A Pastor's Annual Reading Plan (Part One)

For many years now, I have taken time at year's end to devise a “Reading Plan." In that plan, I set a goal of the number of books I intend to read in the coming year (usually between fifty and seventy). I determine that number by taking into consideration such things as the workload I face in the coming year (which generally limits my reading) and the amount of traveling I plan to do (which tends to increase my time for reading).

But volume is far from my only concern. I also develop a plan that will allow me to derive maximum variety and quality from my reading throughout the course of a year. I pursue a variety of authors, genre, and forms in my reading plan not only for the entertainment value, but also because such a course of intentional reading does more than broaden my horizons; it broadens me. As Clifton Fadiman writes in The New Lifetime Reading Plan, “It is rather like what is offered by loving and marrying, rearing children, carving out a career, creating a home. [Such a variety of books] can be a major experience, a source of continuous internal growth.”

I also design my reading in order to achieve a level of quality that will challenge and inform my writing and preaching...and living. My annual reading plan typically includes:
• a minimum of one biographical title, like this year's Alexander Hamilton by Ron Chernow and Blood and Thunder by Hampton Sides.
• at least one memoir. Last year, I read three.
• a healthy dose of classics.
• a writing book or two.
• at least one history book, such as Larson’s Summer for the Gods, about the Scopes trial, or Sterling Seagrave’s The Yamato Dynasty, about Japan’s Imperial family.
• at least two books by authors I’ve never read before. I must sheepishly admit that if it were not for this annual goal, I probably would not have read such authors as John Irving, Flannery O’Connor, and Anne Tyler.
• a minimum of one poetry book each year. In 1990, for example, I read Spoon River Anthology, and the next year, The Poems of Richard Wilbur, and in 1992 Robert Frost’s A Boy’s Will;
• a couple books from among my favorite authors, such as William Faulkner, C.S. Lewis, and Mark Twain.
• some Christian/inspirational books.
• a couple books in a new discipline or field of interest. For instance, one year, I explored logic; another, it was gardening.
• at least one children’s book, since I am still a child at heart and a great admirer of picture books and juvenile literature like Chris Van Allsburg’s extravagant picture books, Roald Dahl’s delightful stories, and C. S. Lewis’s Chronicles of Narnia.
• two selections from a short list of books I’ve decided to re-read every few years, some serious, some life-changing, some fanciful.
• a healthy dose of leadership and ministry-related books (last year I read thirteen in this area).
• a couple "related" books. I discovered a few years ago how fun it can be to read a few books that are related in some way, such as Jane Eyre and Rebecca, two similar novels with contrasting heroines, or following Robinson Crusoe with the nonfiction In Search of Robinson Crusoe, and adding J. M. Coetzee's Foe.
• a few books on prayer.
• and some international or inter-cultural literature, such as books by Gabriel Garcia Marquez and Bharati Mukherjee.
Finally, for good measure, I require that at least one of the books on my list (in any category) must be what I call a “mule-choker,” a book of great heft, the intimidating sort of book I might not otherwise read. In past years, these have been books like Anna Karenina (Tolstoy), An Incomplete Education¬(Jones, Wilson), and The Hunchback of Notre Dame (Hugo).

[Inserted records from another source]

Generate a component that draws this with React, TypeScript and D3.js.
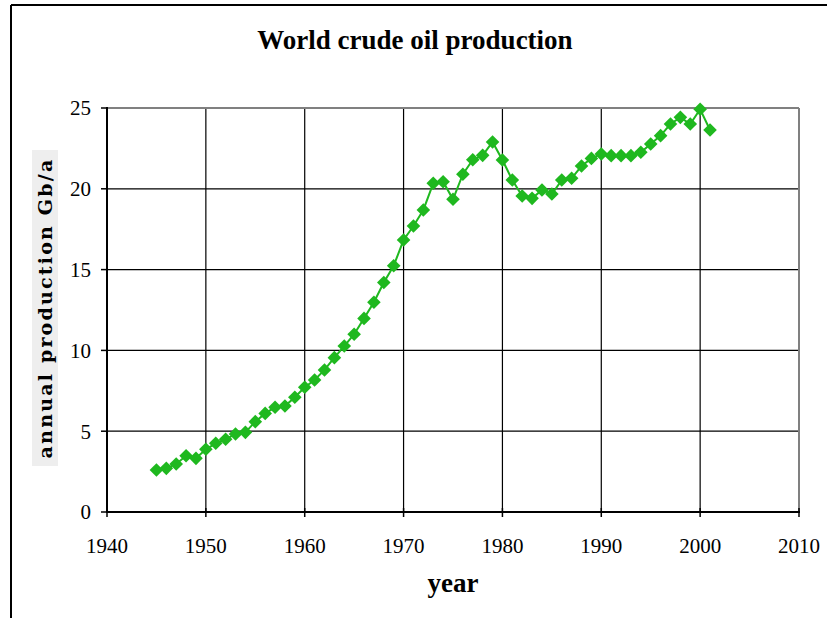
import React from "react";
import * as d3 from "d3";

const years: number[] = [
  1945, 1946, 1947, 1948, 1949, 1950, 1951, 1952, 1953, 1954, 1955, 1956, 1957, 1958, 1959,
  1960, 1961, 1962, 1963, 1964, 1965, 1966, 1967, 1968, 1969, 1970, 1971, 1972, 1973, 1974,
  1975, 1976, 1977, 1978, 1979, 1980, 1981, 1982, 1983, 1984, 1985, 1986, 1987, 1988, 1989,
  1990, 1991, 1992, 1993, 1994, 1995, 1996, 1997, 1998, 1999, 2000, 2001,
];
const production: number[] = [
  2.6, 2.7, 2.97, 3.48, 3.32, 3.88, 4.25, 4.5, 4.83, 4.93, 5.59, 6.1, 6.48, 6.56, 7.1,
  7.72, 8.17, 8.79, 9.55, 10.27, 11.0, 11.98, 12.98, 14.2, 15.24, 16.83, 17.7, 18.69, 20.34, 20.44,
  19.35, 20.9, 21.8, 22.07, 22.9, 21.78, 20.54, 19.55, 19.41, 19.93, 19.68, 20.54, 20.65, 21.41, 21.88,
  22.15, 22.05, 22.05, 22.05, 22.26, 22.77, 23.29, 24.01, 24.42, 24.01, 24.92, 23.64,
];
const xTicks: number[] = [1940, 1950, 1960, 1970, 1980, 1990, 2000, 2010];
const yTicks: number[] = [0, 5, 10, 15, 20, 25];

const title = "World crude oil production";
const xLabel = "year";
const yLabel = "annual production Gb/a";

export default function App() {
  const W = 827;
  const H = 618;
  const left = 107;
  const right = 799;
  const top = 108;
  const bottom = 512;
  const x = d3.scaleLinear().domain([1940, 2010]).range([left, right]);
  const y = d3.scaleLinear().domain([0, 25]).range([bottom, top]);
  const pts = years.map((yr, i) => [x(yr), y(production[i])] as [number, number]);
  const line = d3.line()(pts) || "";
  const green = "#1fb81f";
  const serif = "'Liberation Serif', 'Times New Roman', serif";
  const r = 6.8;
  const diamond = `M0,${-r}L${r},0L0,${r}L${-r},0Z`;

  return (
    <svg
      width={W}
      height={H}
      style={{ position: "absolute", left: 0, top: 0, background: "#fff" }}
      fontFamily={serif}
    >
      {/* outer frame */}
      <line x1={11} y1={5} x2={W} y2={5} stroke="#000" strokeWidth={2} />
      <line x1={11} y1={5} x2={11} y2={H} stroke="#000" strokeWidth={2} />

      <text x={415} y={49} textAnchor="middle" fontSize={27} fontWeight="bold">
        {title}
      </text>

      {/* gridlines */}
      {yTicks.filter((t) => t > 0 && t < 25).map((t) => (
        <line key={"gy" + t} x1={left} x2={right} y1={y(t)} y2={y(t)} stroke="#000" strokeWidth={1.2} />
      ))}
      {xTicks.filter((t) => t > 1940 && t < 2010).map((t) => (
        <line key={"gx" + t} x1={x(t)} x2={x(t)} y1={top} y2={bottom} stroke="#000" strokeWidth={1.2} />
      ))}

      {/* plot border top/right */}
      <line x1={left} x2={right} y1={top} y2={top} stroke="#808080" strokeWidth={2} />
      <line x1={right} x2={right} y1={top} y2={bottom} stroke="#808080" strokeWidth={2} />

      {/* axes */}
      <line x1={left} x2={left} y1={top - 1} y2={bottom + 1} stroke="#000" strokeWidth={2} />
      <line x1={left - 1} x2={right + 1} y1={bottom} y2={bottom} stroke="#000" strokeWidth={2} />

      {yTicks.map((t) => (
        <g key={"yt" + t}>
          <line x1={left - 6} x2={left} y1={y(t)} y2={y(t)} stroke="#000" strokeWidth={1.5} />
          <text x={left - 16} y={y(t)} dy="0.35em" textAnchor="end" fontSize={21}>
            {t}
          </text>
        </g>
      ))}
      {xTicks.map((t) => (
        <g key={"xt" + t}>
          <line x1={x(t)} x2={x(t)} y1={bottom - 4} y2={bottom + 5} stroke="#000" strokeWidth={1.5} />
          <text x={x(t)} y={553} textAnchor="middle" fontSize={21}>
            {t}
          </text>
        </g>
      ))}

      <text x={453} y={592} textAnchor="middle" fontSize={27} fontWeight="bold">
        {xLabel}
      </text>

      {/* y label */}
      <g transform="translate(45,308) rotate(-90)">
        <rect x={-158} y={-13} width={316} height={26} fill="#eeeeee" />
        <text
          x={0}
          y={0}
          dy="0.35em"
          textAnchor="middle"
          fontSize={19}
          fontWeight="bold"
          letterSpacing={2.2}
          fontFamily="'DejaVu Serif', serif"
        >
          {yLabel}
        </text>
      </g>

      <path d={line} fill="none" stroke={green} strokeWidth={2} />
      {pts.map((p, i) => (
        <path key={"m" + i} d={diamond} transform={`translate(${p[0]},${p[1]})`} fill={green} />
      ))}
    </svg>
  );
}
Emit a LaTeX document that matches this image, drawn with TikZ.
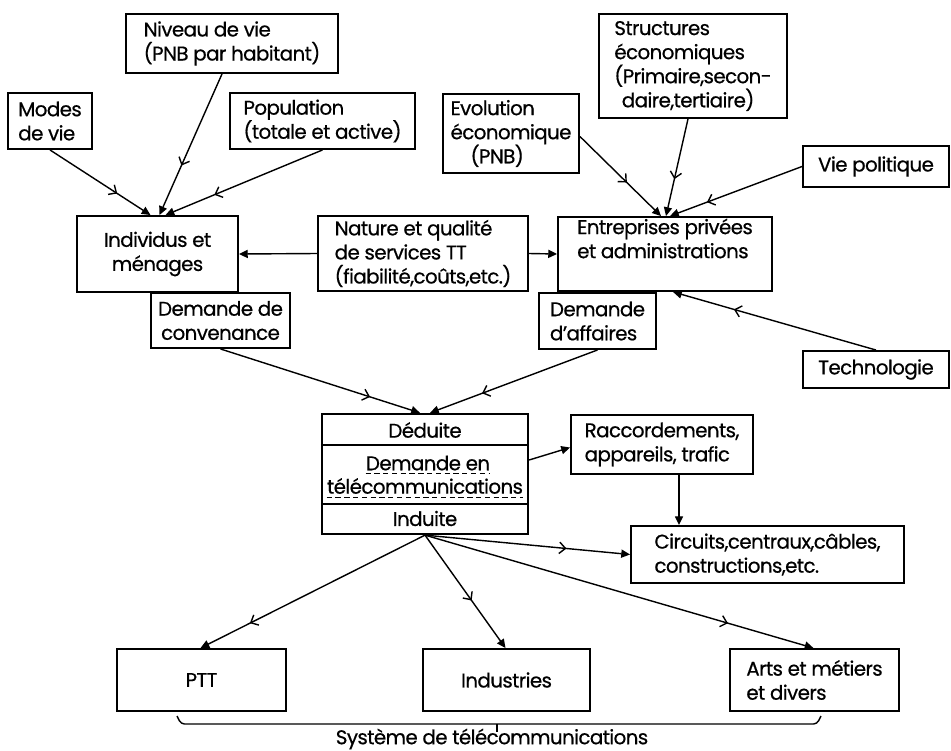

  1. I read these every year with hopes that I can make a similar list, (or read Bob's list) but I NEVER can keep up. So the list just makes me angry and bitter.

  2. Bob,

    How often do you start reading a book on your list, decide you don't like, and not pick it back up again?

  3. Good question, Ryannna...roughly 2-3 times a year, as a rule. I just make a note in my reading record so I'll know I started but didn't finish it. That way I don't mistakenly start it again sometime later. Generally, though, my reading list books (as opposed to the spontaneous picks) come by way of recommendation from one trusted source or another, so my batting average there is probably even higher.

  4. I am interested in your book-reading approach and am trying to apply it to my own life. Do you have a suggestion for me - I am a senior pastor, husband and father of four (age range: 3-9). My main issue is time. Should I carve out hours during the day? Stay up later? Get up earlier? Trying to balance consistent reading and family involvement seems difficult but I really want to try.

  5. Derek, I hear ya. My main strategy for reading is pretty simple. I never go anywhere without a book. So I grab spare moments in line or waiting for an appointment, etc. I also know, when my schedule includes travel, that is going to increase my time for reading, whereas stretches of time between vacations and travel will have less time for reading. I also celebrate a weekly Sabbath, when reading is one of my primary activities (the others being prayer, walking, and napping!). I definitely don't recommend making reading another "task" on your "to do" list, but threading it through your lifestyle.